- _REQUIREMENT_: Return the records from the first line through the line containing "planned = [0, 0, 0, 187900, 187900]", and leave out the pictures.

Figure scripts
====

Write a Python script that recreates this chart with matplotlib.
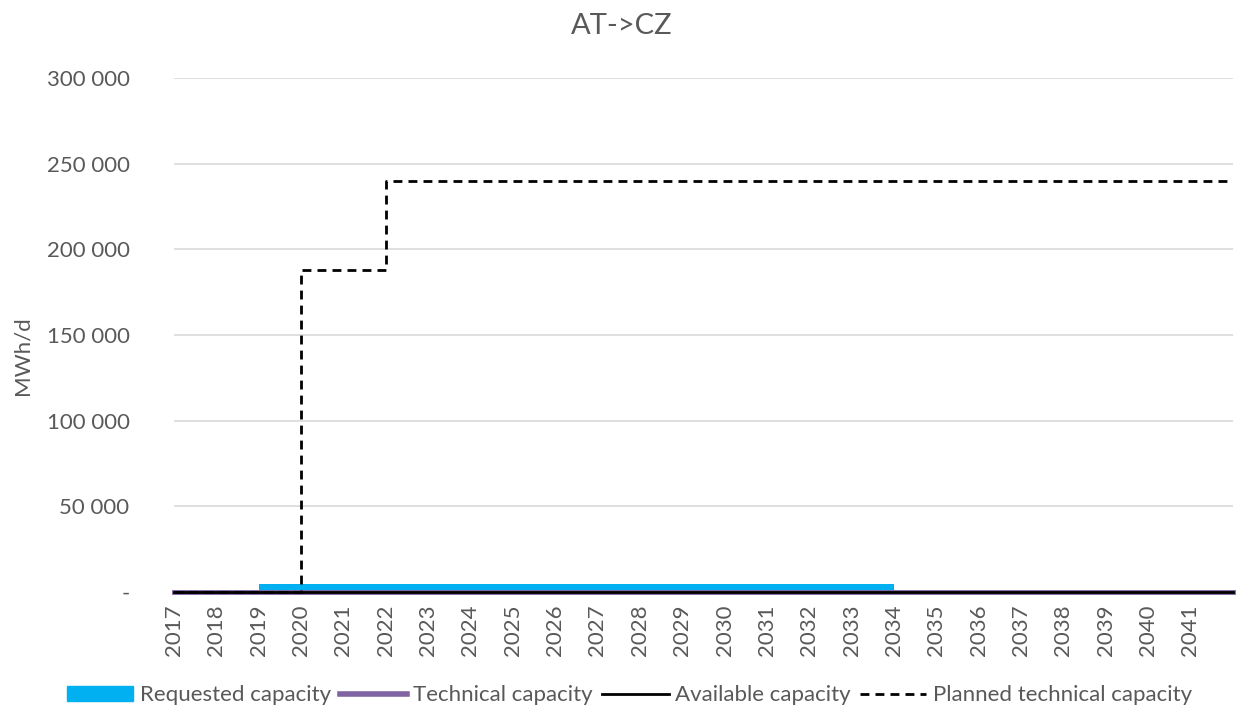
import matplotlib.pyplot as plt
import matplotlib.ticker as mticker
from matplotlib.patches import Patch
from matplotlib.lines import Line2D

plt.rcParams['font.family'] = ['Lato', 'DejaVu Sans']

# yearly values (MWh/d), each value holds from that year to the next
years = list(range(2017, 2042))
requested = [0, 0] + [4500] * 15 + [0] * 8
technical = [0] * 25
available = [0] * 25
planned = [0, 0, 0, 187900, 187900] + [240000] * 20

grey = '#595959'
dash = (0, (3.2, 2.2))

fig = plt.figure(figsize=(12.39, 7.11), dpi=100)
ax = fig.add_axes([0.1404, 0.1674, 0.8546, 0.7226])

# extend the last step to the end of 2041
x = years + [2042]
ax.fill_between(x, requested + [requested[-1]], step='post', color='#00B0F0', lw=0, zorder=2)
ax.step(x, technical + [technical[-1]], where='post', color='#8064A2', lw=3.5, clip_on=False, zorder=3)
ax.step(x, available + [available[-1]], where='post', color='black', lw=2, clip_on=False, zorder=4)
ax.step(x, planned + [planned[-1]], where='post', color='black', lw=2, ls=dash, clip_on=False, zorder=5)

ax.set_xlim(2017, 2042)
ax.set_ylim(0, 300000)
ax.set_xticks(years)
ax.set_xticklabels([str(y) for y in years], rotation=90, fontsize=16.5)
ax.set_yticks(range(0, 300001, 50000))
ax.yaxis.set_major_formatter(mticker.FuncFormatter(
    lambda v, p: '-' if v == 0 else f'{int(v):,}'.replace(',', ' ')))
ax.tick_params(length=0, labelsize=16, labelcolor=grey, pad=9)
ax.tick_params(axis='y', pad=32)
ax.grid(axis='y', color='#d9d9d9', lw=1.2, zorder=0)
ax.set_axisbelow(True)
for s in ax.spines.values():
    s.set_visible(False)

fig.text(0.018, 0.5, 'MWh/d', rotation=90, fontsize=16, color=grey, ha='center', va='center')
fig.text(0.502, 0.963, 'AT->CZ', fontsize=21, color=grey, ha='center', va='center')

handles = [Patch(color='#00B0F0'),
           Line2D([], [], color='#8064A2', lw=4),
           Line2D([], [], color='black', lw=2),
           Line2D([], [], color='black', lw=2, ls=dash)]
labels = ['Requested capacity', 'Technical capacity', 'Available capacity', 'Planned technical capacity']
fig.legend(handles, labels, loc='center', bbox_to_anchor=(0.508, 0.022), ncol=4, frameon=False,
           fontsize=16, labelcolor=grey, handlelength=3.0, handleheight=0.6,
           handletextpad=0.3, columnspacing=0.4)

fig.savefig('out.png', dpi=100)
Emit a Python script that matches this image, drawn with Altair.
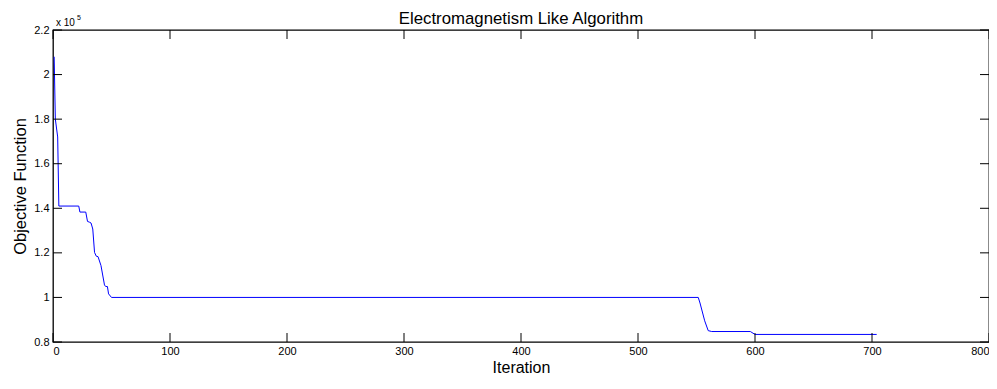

====

- _COMPLETE OUTPUT_:
Write a Python script that recreates this chart with matplotlib.
import matplotlib.pyplot as plt
import matplotlib.ticker as mticker
from matplotlib.patches import Patch
from matplotlib.lines import Line2D

plt.rcParams['font.family'] = ['Lato', 'DejaVu Sans']

# yearly values (MWh/d), each value holds from that year to the next
years = list(range(2017, 2042))
requested = [0, 0] + [4500] * 15 + [0] * 8
technical = [0] * 25
available = [0] * 25
planned = [0, 0, 0, 187900, 187900] + [240000] * 20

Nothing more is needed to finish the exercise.